SImilarly, if Jeremy is surrounded by colleagues who think he isn’t the right person to be leader, it might be interesting to explore with Jeremy why he thinks they think that.
Leadership is always about self-awareness, about knowing why you behave in the way you do, and why others see you in the way they do. A common tool in a conflict situation is to step aside from the ‘He says,she say’ psychodrama of the conflict, and to ask the participants in the conflict what they think motivates the other party, and how they think a third-party might see them both.
Would the third party, the person observing from a chair in the corner of the room, think both parties are to blame? Might they see two parties. each very different, but both behaving badly?

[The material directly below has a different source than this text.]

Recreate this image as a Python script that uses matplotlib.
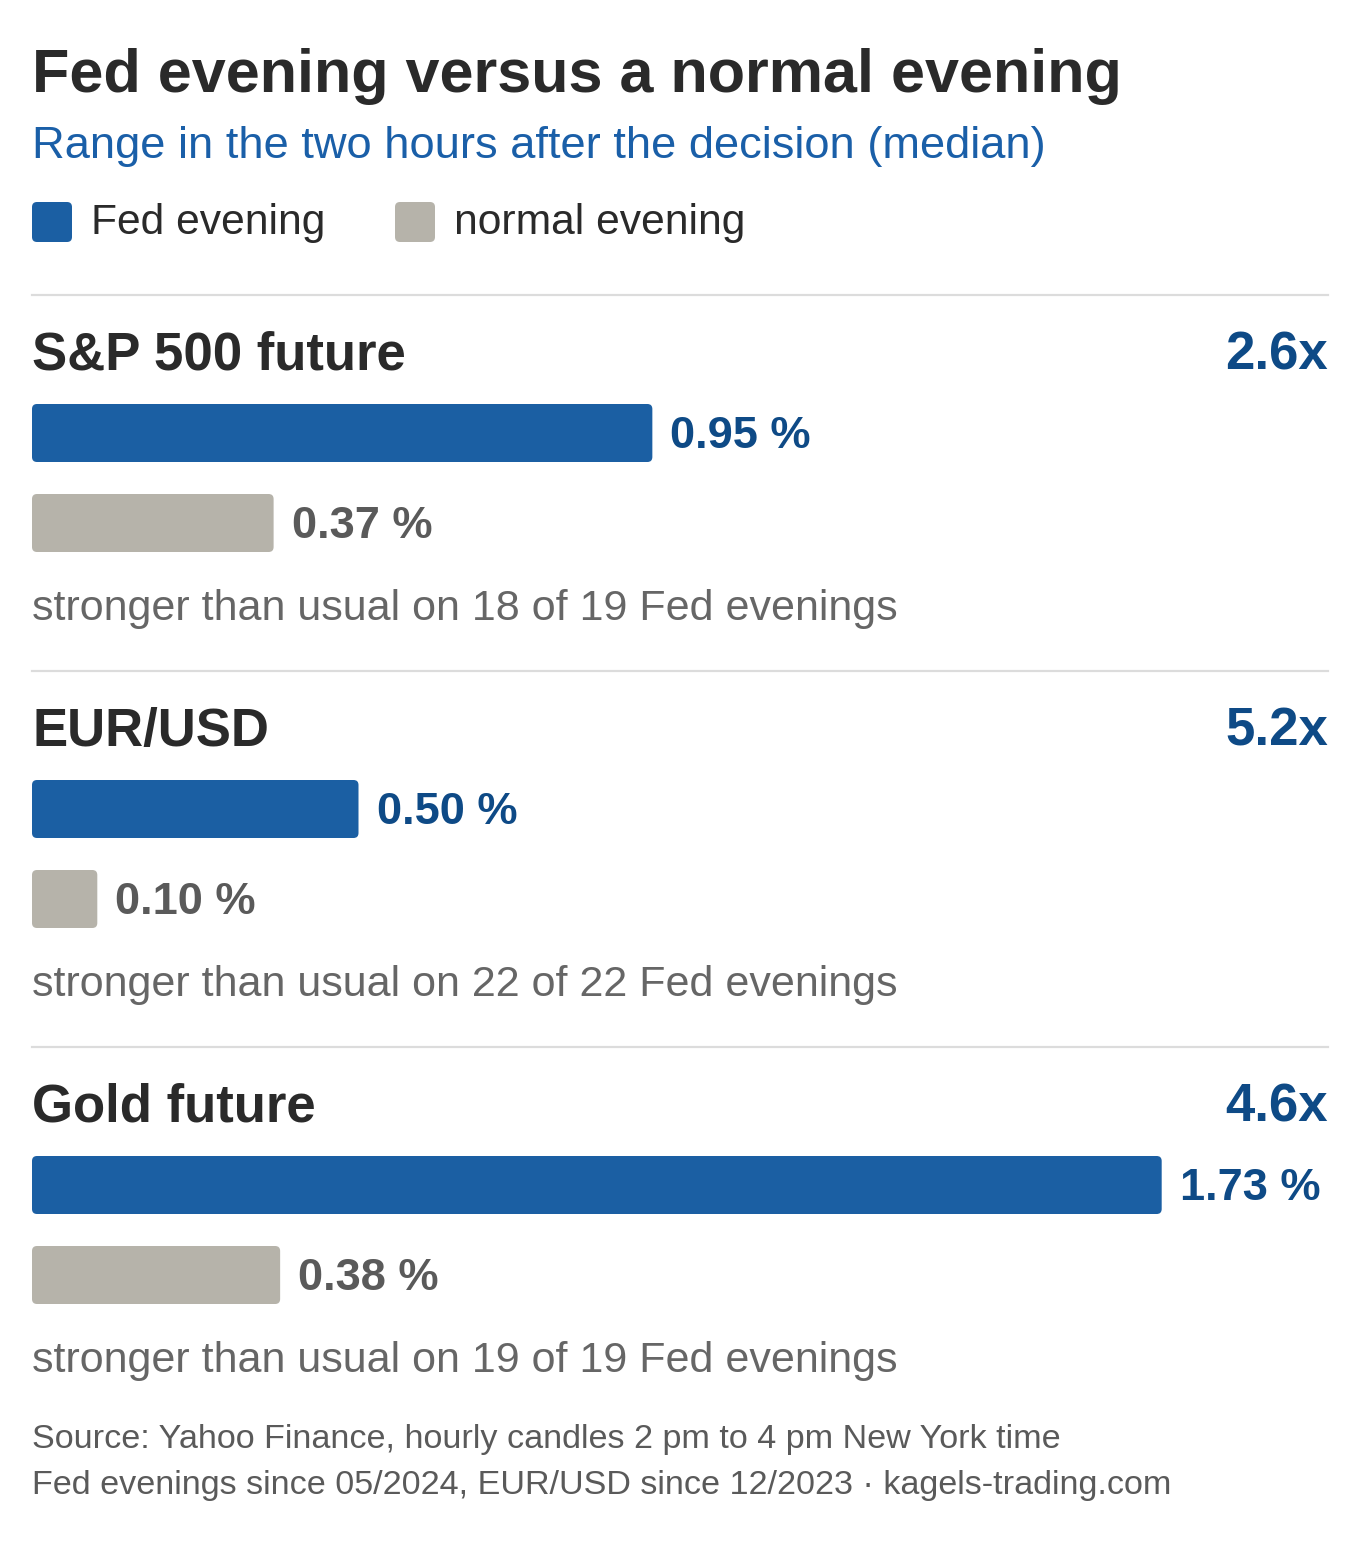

In plain language, what does Jeremy think a voter, looking on, might think about the Labour leadership contest?
A coach might re-frame the dispute in a way designed to make it mundane; not Jeremy and the party at war,but a domestic row where one partner is neurotically anxious about the future, and the other uncommunicative, dismissive almost, convinced that whatever the circumstances, they’re on the right track.
Would a voter see the dispute as the stuff of soap opera, not grand ideas? If they do, something’s gone wrong.
The solution is not to declare one side right or wrong, but to work on communication, and, realistically, on identifying whether the breakdown in relationships is terminal. The longer the row goes on, the more onlookers are expected to take sides, even as they wish they could look away, and the more positions become entrenched..
The first step is for both parties to step back, to admit they might both be in the wrong. Could Jeremy do that? As a coach, if Jeremy couldn’t do that, I’d be in the invidious position of having to discuss with Jeremy whether he can be helped at all.